> STATED PROBLEM
For the listing that follows, give again exactly the lines from the one with "Emit a Python" to the one with "linewidth=0.8, zorder=3, label=name)", including both.

> RECORD SET
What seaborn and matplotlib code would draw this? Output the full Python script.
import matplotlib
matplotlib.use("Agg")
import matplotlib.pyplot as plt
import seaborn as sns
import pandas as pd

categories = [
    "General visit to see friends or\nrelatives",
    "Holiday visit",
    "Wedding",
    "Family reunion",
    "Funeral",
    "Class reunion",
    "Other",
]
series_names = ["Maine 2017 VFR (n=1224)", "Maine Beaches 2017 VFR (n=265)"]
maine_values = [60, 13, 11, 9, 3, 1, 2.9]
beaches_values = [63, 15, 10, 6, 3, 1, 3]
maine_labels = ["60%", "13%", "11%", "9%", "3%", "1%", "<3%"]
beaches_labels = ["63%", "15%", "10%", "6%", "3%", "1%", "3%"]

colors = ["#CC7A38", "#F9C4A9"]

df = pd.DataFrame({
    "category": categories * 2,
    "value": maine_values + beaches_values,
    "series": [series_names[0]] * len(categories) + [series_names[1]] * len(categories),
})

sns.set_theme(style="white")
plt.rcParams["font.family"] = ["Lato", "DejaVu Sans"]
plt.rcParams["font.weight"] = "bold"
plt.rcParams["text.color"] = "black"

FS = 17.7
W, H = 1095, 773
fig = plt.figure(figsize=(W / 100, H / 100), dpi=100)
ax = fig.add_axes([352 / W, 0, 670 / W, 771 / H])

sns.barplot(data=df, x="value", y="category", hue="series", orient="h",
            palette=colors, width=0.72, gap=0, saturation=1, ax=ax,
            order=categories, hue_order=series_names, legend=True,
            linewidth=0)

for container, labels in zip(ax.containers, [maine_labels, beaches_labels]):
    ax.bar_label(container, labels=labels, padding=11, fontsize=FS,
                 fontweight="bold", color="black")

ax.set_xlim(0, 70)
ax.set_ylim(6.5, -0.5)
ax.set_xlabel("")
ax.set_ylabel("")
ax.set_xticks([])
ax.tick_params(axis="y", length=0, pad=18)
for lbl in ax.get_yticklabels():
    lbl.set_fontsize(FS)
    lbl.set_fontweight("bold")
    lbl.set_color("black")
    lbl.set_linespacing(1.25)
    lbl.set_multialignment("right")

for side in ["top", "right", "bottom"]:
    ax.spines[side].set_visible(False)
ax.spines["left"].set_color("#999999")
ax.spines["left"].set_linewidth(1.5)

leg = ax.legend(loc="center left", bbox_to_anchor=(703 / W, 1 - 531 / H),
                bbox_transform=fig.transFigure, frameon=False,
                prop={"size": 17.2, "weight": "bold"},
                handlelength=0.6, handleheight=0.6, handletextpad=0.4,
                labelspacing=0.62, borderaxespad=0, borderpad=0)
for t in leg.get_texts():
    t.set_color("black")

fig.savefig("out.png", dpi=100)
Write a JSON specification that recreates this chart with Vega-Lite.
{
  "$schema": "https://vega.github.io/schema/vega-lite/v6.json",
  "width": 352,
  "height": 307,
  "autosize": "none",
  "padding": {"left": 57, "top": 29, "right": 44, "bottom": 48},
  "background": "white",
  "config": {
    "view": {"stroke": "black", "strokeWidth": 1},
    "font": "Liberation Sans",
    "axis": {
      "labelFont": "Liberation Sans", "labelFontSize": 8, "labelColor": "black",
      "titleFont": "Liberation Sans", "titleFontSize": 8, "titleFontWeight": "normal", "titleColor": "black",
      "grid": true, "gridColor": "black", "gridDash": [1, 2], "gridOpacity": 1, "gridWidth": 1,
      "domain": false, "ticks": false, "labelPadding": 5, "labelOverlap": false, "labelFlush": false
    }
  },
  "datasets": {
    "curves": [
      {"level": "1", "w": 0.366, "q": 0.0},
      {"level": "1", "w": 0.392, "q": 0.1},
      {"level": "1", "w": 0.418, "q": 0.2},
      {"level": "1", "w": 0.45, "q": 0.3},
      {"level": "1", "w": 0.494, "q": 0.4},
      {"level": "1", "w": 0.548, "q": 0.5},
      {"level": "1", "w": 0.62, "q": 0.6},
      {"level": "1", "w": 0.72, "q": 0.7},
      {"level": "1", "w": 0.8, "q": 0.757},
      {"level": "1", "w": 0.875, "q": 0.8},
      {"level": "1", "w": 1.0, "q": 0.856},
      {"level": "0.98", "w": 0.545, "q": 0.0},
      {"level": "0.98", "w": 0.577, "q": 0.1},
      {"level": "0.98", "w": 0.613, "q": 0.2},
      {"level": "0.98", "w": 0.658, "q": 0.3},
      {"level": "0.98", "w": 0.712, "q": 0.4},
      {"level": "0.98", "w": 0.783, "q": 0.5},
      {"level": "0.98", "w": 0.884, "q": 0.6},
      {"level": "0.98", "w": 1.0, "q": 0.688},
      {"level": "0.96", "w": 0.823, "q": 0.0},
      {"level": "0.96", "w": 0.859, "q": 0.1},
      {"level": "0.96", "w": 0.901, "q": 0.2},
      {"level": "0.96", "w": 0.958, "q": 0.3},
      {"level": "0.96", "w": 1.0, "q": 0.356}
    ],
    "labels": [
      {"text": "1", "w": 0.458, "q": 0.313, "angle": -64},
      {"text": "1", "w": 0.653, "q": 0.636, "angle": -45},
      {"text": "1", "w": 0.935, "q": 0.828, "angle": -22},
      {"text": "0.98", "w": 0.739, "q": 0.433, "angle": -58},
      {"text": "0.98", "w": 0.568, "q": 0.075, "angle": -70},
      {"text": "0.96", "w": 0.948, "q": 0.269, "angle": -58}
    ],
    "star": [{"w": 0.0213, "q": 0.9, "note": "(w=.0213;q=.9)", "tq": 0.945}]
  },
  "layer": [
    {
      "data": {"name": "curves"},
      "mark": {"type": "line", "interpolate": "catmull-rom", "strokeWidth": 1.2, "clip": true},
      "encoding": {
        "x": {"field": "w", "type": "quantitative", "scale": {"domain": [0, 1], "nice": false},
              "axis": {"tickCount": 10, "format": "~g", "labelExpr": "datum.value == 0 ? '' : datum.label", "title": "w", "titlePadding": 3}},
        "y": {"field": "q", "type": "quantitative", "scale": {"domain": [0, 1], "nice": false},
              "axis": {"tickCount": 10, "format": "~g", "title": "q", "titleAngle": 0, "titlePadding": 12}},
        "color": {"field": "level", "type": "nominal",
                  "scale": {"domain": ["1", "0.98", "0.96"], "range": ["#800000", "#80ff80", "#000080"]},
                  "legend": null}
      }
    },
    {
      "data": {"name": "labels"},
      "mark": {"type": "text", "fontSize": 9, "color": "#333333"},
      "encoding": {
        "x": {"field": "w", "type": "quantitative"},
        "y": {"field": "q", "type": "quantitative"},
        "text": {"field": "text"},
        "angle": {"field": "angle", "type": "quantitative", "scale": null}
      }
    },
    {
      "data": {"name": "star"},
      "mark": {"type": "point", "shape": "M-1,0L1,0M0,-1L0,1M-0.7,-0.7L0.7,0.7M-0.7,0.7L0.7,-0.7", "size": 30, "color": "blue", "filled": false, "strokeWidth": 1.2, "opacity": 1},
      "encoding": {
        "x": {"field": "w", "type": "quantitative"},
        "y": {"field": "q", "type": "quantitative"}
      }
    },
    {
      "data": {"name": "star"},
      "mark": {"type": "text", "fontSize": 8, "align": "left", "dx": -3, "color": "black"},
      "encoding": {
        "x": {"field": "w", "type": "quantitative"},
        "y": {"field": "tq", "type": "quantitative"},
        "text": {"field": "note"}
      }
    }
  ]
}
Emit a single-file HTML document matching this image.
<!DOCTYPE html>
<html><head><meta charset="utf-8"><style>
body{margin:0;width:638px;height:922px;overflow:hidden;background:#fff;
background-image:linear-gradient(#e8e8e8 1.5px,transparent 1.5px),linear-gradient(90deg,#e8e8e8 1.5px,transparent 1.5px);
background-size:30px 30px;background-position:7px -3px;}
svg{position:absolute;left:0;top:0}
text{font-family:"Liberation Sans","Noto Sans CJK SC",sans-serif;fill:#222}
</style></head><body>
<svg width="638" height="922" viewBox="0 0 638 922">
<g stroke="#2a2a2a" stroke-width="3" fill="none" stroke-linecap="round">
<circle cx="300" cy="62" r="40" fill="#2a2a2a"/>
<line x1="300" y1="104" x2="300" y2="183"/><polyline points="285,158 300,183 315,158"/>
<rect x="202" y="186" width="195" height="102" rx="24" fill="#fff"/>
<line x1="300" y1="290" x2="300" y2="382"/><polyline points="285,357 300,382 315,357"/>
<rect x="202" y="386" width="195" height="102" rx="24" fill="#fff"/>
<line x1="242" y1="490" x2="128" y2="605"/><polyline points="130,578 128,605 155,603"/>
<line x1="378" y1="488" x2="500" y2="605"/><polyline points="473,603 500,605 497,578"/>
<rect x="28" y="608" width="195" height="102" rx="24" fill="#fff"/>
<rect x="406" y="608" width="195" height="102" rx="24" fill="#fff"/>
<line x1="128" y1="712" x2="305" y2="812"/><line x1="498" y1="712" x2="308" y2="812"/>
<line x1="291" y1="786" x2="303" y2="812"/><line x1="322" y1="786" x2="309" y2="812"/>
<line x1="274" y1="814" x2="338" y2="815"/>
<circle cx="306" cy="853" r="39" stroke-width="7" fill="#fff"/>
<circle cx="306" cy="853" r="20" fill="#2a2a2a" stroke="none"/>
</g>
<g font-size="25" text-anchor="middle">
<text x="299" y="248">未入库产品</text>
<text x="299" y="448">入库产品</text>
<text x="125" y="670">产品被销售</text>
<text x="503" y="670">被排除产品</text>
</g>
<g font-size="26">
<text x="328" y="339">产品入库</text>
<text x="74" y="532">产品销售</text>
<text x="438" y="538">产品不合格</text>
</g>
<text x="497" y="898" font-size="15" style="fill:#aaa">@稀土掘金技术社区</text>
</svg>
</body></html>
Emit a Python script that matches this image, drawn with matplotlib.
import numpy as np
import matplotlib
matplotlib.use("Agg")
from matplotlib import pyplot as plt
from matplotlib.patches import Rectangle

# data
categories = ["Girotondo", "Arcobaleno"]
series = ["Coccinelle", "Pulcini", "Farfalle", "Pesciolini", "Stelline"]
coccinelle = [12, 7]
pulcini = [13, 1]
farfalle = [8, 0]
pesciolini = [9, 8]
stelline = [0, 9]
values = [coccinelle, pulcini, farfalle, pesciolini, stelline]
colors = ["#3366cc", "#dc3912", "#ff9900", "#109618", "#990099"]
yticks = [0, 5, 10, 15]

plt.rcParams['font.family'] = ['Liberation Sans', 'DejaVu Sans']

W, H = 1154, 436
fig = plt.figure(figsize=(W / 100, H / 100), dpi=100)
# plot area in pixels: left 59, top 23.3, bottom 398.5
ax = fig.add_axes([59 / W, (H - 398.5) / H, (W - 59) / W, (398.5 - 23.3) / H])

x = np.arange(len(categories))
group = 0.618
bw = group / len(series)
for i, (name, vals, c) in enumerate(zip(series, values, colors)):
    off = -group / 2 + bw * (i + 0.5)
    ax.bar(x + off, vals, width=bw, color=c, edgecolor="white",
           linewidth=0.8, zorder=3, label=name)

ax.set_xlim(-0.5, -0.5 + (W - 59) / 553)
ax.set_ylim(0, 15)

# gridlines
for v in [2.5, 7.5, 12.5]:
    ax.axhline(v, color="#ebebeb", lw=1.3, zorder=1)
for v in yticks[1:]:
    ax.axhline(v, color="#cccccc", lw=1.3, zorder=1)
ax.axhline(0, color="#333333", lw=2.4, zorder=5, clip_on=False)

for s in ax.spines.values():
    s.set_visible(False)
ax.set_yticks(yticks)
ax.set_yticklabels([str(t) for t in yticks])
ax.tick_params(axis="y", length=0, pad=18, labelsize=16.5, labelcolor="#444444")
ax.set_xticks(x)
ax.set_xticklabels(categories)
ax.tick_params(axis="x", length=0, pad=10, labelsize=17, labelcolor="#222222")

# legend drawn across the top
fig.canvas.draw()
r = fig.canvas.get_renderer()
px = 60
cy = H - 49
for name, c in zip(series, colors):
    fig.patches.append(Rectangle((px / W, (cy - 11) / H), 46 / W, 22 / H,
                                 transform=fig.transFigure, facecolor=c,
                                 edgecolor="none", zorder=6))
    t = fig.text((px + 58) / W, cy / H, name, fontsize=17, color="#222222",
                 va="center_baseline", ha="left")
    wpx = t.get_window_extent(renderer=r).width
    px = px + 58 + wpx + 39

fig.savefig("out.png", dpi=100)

> RESULT OF THIS TASK
Emit a Python script that matches this image, drawn with matplotlib.
import numpy as np
import matplotlib
matplotlib.use("Agg")
from matplotlib import pyplot as plt
from matplotlib.patches import Rectangle

# data
categories = ["Girotondo", "Arcobaleno"]
series = ["Coccinelle", "Pulcini", "Farfalle", "Pesciolini", "Stelline"]
coccinelle = [12, 7]
pulcini = [13, 1]
farfalle = [8, 0]
pesciolini = [9, 8]
stelline = [0, 9]
values = [coccinelle, pulcini, farfalle, pesciolini, stelline]
colors = ["#3366cc", "#dc3912", "#ff9900", "#109618", "#990099"]
yticks = [0, 5, 10, 15]

plt.rcParams['font.family'] = ['Liberation Sans', 'DejaVu Sans']

W, H = 1154, 436
fig = plt.figure(figsize=(W / 100, H / 100), dpi=100)
# plot area in pixels: left 59, top 23.3, bottom 398.5
ax = fig.add_axes([59 / W, (H - 398.5) / H, (W - 59) / W, (398.5 - 23.3) / H])

x = np.arange(len(categories))
group = 0.618
bw = group / len(series)
for i, (name, vals, c) in enumerate(zip(series, values, colors)):
    off = -group / 2 + bw * (i + 0.5)
    ax.bar(x + off, vals, width=bw, color=c, edgecolor="white",
           linewidth=0.8, zorder=3, label=name)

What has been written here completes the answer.